NHL teams are not video game teams, where you get the same performance out of them night in and night out. The cumulative wear and tear of a protracted season has an attritional effect on every team, such that the team at the end, the one that hoisted the Cup, is not the most skilled or best coached team, but simply the team that outlasted the others. PDO has no model for determining which team this is.
Pdo between competing teams averages to 100 every game. All year. every team getting sore as the year goes on does not result in pdo dropping. Your theory just shows you don't understand what pdo is
 
Overly rigid misconceptions and stat-watching aside, I am very curious about where specifically this scenario and past scenarios differ/match, and I think there can be a really interesting discussion about that.

Anyone actually watching the Canucks games can observe that they naturally play a style that would specifically result in a very high PDO. They play a highly skilled and structured puck possession game where they have the puck most of the time but they'll never waste a shot unless it's a high danger scoring chance. They'll always hold onto the puck and regroup while maintaining puck possession if they don't see the scoring chance.

You can also argue that their defensive approach affects save% in the same way, being highly successful at getting goals early and then doing a good job of turtling and preventing high danger scoring chances, but in a way that allows the opposition to take as many low% shots as they want.

My question is, did past high-PDO teams also have high PDOs for that same reason, but something about that style of play itself is truly unsustainable (and if so, what specifically ended up being the reason that made it unsustainable?), or did they play no differently from everyone else and just happened to have high shooting % as a random stroke of luck?

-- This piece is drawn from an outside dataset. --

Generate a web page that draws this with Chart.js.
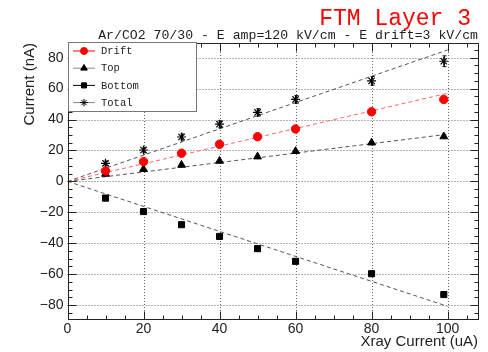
<!DOCTYPE html>
<html>
<head>
<meta charset="utf-8">
<script src="https://cdn.jsdelivr.net/npm/chart.js@4.4.0/dist/chart.umd.min.js"></script>
<style>
html, body { margin: 0; padding: 0; background: #fff; }
</style>
</head>
<body>
<canvas id="myChart" width="488" height="352"></canvas>
<script>

// Xray tube current (uA)
var xray = [10, 20, 30, 40, 50, 60, 80, 99];

// measured currents (nA)
var driftVals  = [6.8, 12.8, 18.2, 24.0, 28.9, 33.9, 45.0, 53.0];
var topVals    = [4.8, 7.9, 10.6, 13.2, 16.0, 19.5, 25.0, 29.0];
var bottomVals = [-10.8, -19.5, -28.0, -35.6, -43.5, -51.7, -59.7, -73.2];
var totalVals  = [11.7, 20.3, 28.7, 37.0, 44.6, 53.0, 65.0, 77.7];
var totalErr   = [1.5, 1.8, 2.0, 2.2, 2.4, 2.5, 2.8, 3.5];

// linear fits through the origin (start / end of each line)
var fitX      = [0, 100];
var fitDrift  = [0, 57];
var fitTop    = [0, 30.5];
var fitBottom = [0, -80.8];
var fitTotal  = [0, 85];

var xTicks = [0, 20, 40, 60, 80, 100];
var yTicks = [-80, -60, -40, -20, 0, 20, 40, 60, 80];

var mono = "'Liberation Mono', 'DejaVu Sans Mono', monospace";
var sans = "'Liberation Sans', Arial, sans-serif";

const pts = (ys) => xray.map((x, i) => ({x: x, y: ys[i]}));
const fit = (ys) => fitX.map((x, i) => ({x: x, y: ys[i]}));

// grid, ROOT style frame with inner ticks, error bars, legend box and titles
var rootFrame = {
    id: 'rootFrame',
    beforeDatasetsDraw(chart) {
        var ctx = chart.ctx, a = chart.chartArea;
        var sx = chart.scales.x, sy = chart.scales.y;
        ctx.save();
        ctx.strokeStyle = '#666';
        ctx.lineWidth = 1;
        ctx.setLineDash([1, 2]);
        xTicks.forEach(v => {
            if (v <= sx.min) return;
            var px = Math.round(sx.getPixelForValue(v)) + 0.5;
            ctx.beginPath(); ctx.moveTo(px, a.top); ctx.lineTo(px, a.bottom); ctx.stroke();
        });
        yTicks.forEach(v => {
            var py = Math.round(sy.getPixelForValue(v)) + 0.5;
            ctx.beginPath(); ctx.moveTo(a.left, py); ctx.lineTo(a.right, py); ctx.stroke();
        });
        ctx.restore();
    },
    afterDatasetsDraw(chart) {
        var ctx = chart.ctx, a = chart.chartArea;
        var sx = chart.scales.x, sy = chart.scales.y;
        ctx.save();

        // error bars on the total current
        ctx.strokeStyle = '#111';
        ctx.lineWidth = 1;
        xray.forEach((x, i) => {
            var px = Math.round(sx.getPixelForValue(x)) + 0.5;
            var y1 = sy.getPixelForValue(totalVals[i] + totalErr[i]);
            var y2 = sy.getPixelForValue(totalVals[i] - totalErr[i]);
            ctx.beginPath();
            ctx.moveTo(px, y1); ctx.lineTo(px, y2);
            ctx.moveTo(px - 2, y1); ctx.lineTo(px + 2, y1);
            ctx.moveTo(px - 2, y2); ctx.lineTo(px + 2, y2);
            ctx.stroke();
        });

        // frame
        ctx.strokeStyle = '#222';
        var L = Math.round(a.left) + 0.5, R = Math.round(a.right) + 0.5;
        var T = Math.round(a.top) + 0.5, B = Math.round(a.bottom) + 0.5;
        ctx.strokeRect(L, T, R - L, B - T);

        // tick marks on all four sides, minor every 5
        ctx.beginPath();
        for (var v = 5; v < sx.max; v += 5) {
            var px = Math.round(sx.getPixelForValue(v)) + 0.5;
            var len = (v % 20 === 0) ? 8 : 4;
            ctx.moveTo(px, B); ctx.lineTo(px, B - len);
            ctx.moveTo(px, T); ctx.lineTo(px, T + len);
        }
        for (var w = -85; w < sy.max; w += 5) {
            var py = Math.round(sy.getPixelForValue(w)) + 0.5;
            var ln = (w % 20 === 0) ? 8 : 4;
            ctx.moveTo(L, py); ctx.lineTo(L + ln, py);
            ctx.moveTo(R, py); ctx.lineTo(R - ln, py);
        }
        ctx.stroke();

        // legend box
        var lx = 68.5, ly = 42.5, lw = 128, lh = 69;
        ctx.fillStyle = '#fff';
        ctx.fillRect(lx, ly, lw, lh);
        ctx.strokeStyle = '#777';
        ctx.strokeRect(lx, ly, lw, lh);
        var rows = chart.data.datasets.filter(d => d.inLegend);
        rows.forEach((d, i) => {
            var ry = 51 + i * 17.2;
            ctx.strokeStyle = d.legendLine;
            ctx.lineWidth = 1;
            ctx.beginPath(); ctx.moveTo(73, ry); ctx.lineTo(95, ry); ctx.stroke();
            ctx.fillStyle = d.pointBackgroundColor;
            ctx.strokeStyle = d.pointBorderColor;
            Chart.helpers.drawPoint(ctx, {
                pointStyle: d.pointStyle, radius: d.pointRadius - 0.7,
                rotation: 0, borderWidth: d.pointBorderWidth
            }, 84, ry);
            ctx.fillStyle = '#222';
            ctx.font = '10.5px ' + mono;
            ctx.textAlign = 'left';
            ctx.textBaseline = 'middle';
            ctx.fillText(d.label, 101, ry + 0.5);
        });

        // titles
        ctx.textBaseline = 'alphabetic';
        ctx.textAlign = 'right';
        ctx.fillStyle = '#222';
        ctx.font = '13.2px ' + mono;
        ctx.fillText('Ar/CO2 70/30 - E amp=120 kV/cm - E drift=3 kV/cm', 478, 39);
        ctx.fillStyle = '#f00';
        ctx.font = '23px ' + mono;
        ctx.fillText('FTM Layer 3', 471, 25);

        ctx.restore();
    }
};

// ROOT prints a real minus sign on the axis labels
const minusLabel = (v) => String(v).replace('-', '\u2212');

new Chart("myChart", {
    type: "scatter",
    data: {
        datasets: [
        { label: 'Drift', inLegend: true, legendLine: '#f00', data: pts(driftVals),
          pointStyle: 'circle', pointRadius: 4.2, pointBackgroundColor: '#f00',
          pointBorderColor: '#f00', pointBorderWidth: 1 },
        { label: 'Top', inLegend: true, legendLine: '#888', data: pts(topVals),
          pointStyle: 'triangle', pointRadius: 4.5, pointBackgroundColor: '#000',
          pointBorderColor: '#000', pointBorderWidth: 1 },
        { label: 'Bottom', inLegend: true, legendLine: '#000', data: pts(bottomVals),
          pointStyle: 'rect', pointRadius: 4.3, pointBackgroundColor: '#000',
          pointBorderColor: '#000', pointBorderWidth: 1 },
        { label: 'Total', inLegend: true, legendLine: '#888', data: pts(totalVals),
          pointStyle: 'star', pointRadius: 4.5, pointBackgroundColor: '#000',
          pointBorderColor: '#000', pointBorderWidth: 1.2 },
        { label: 'fit drift', data: fit(fitDrift), showLine: true, pointRadius: 0,
          borderColor: '#f66', borderWidth: 1, borderDash: [4, 3] },
        { label: 'fit top', data: fit(fitTop), showLine: true, pointRadius: 0,
          borderColor: '#555', borderWidth: 1, borderDash: [4, 3] },
        { label: 'fit bottom', data: fit(fitBottom), showLine: true, pointRadius: 0,
          borderColor: '#555', borderWidth: 1, borderDash: [4, 3] },
        { label: 'fit total', data: fit(fitTotal), showLine: true, pointRadius: 0,
          borderColor: '#555', borderWidth: 1, borderDash: [4, 3] }
        ]
    },
    options: {
        responsive: false,
        animation: false,
        devicePixelRatio: 1,
        layout: { padding: { top: 43, right: 10, left: 0, bottom: 0 } },
        plugins: { legend: { display: false }, tooltip: { enabled: false } },
        scales: {
            x: {
                type: 'linear', min: 0, max: 108,
                grid: { display: false, drawTicks: false }, border: { display: false },
                afterBuildTicks: (s) => { s.ticks = xTicks.map(v => ({value: v})); },
                afterFit: (s) => { s.height = 33; },
                ticks: { font: { family: sans, size: 14 }, color: '#222', padding: 2,
                         maxRotation: 0, autoSkip: false },
                title: { display: true, text: 'Xray Current (uA)', align: 'end',
                         font: { family: sans, size: 15 }, color: '#222',
                         padding: { top: 0, bottom: 1 } }
            },
            y: {
                type: 'linear', min: -89, max: 89.5,
                grid: { display: false, drawTicks: false }, border: { display: false },
                afterBuildTicks: (s) => { s.ticks = yTicks.map(v => ({value: v})); },
                afterFit: (s) => { s.width = 67.5; },
                ticks: { font: { family: sans, size: 14 }, color: '#222', padding: 4,
                         autoSkip: false, callback: minusLabel },
                title: { display: true, text: 'Current (nA)', align: 'end',
                         font: { family: sans, size: 15 }, color: '#222',
                         padding: { top: 21, bottom: 0 } }
            }
        }
    },
    plugins: [rootFrame]
});

</script>
</body>
</html>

If it's the latter, why HAVEN'T there been more high-skill teams approaching their game this way?
Fans of teams on extreme heaters always say stuff like this. "Our style allows us to finish at a higher percentage, or our turtling allows us to maintain a high save percentage."


There can be a small amount merit to that, but save and shooting percentages tend to stick to pretty tight ranges over the years and when one or both of them are over historical ranges, well its a smart play to bet against the trend continuing.

Generally most NHL teams have pretty similar structures. No one is really doing anything revolutionary out there for the most part. I mean the majority of NHL coaches bounce around from team to team for 15-20 years.

Sometimes coaches figure out a new wrinkle, like the drop pass for PP entries that is so popular now. Other teams quickly adapt to that and then it becomes common place, so no team really carries any kind of tactical edge for any length of time.

It is human nature to downplay the chances that get saved and put special emphasis on the scoring chances that go into the back of the net. If it is your favorite team, well you are way more likely to fall into this trap of thinking your team is playing in a way that allows them to beats the odds.

I think it was maybe 2015, when the Flames led the league in third period comebacks, a fairly large proportion of their fanbase convinced themselves that Bob Hartley ran such hard practices that the Flames were better conditioned than other NHL teams and that allowed them to have more in the tank in the third. Therefore the 3rd period comebacks were a feature rather than just random variance.

Well it didnt carry over into the next season, and Hartley got canned.
 
every team getting sore as the year goes on does not result in pdo dropping.

Yes it does.

Quite easily, a star player injured or reduced performance due to fatigue/soreness will absolutely cripple PDO.

And since injury/fatigure/soreness is not equitable to every player, every team, across the league, makes it the ultimate variable that PDO doesn't account for.

That's what makes it a shit stat.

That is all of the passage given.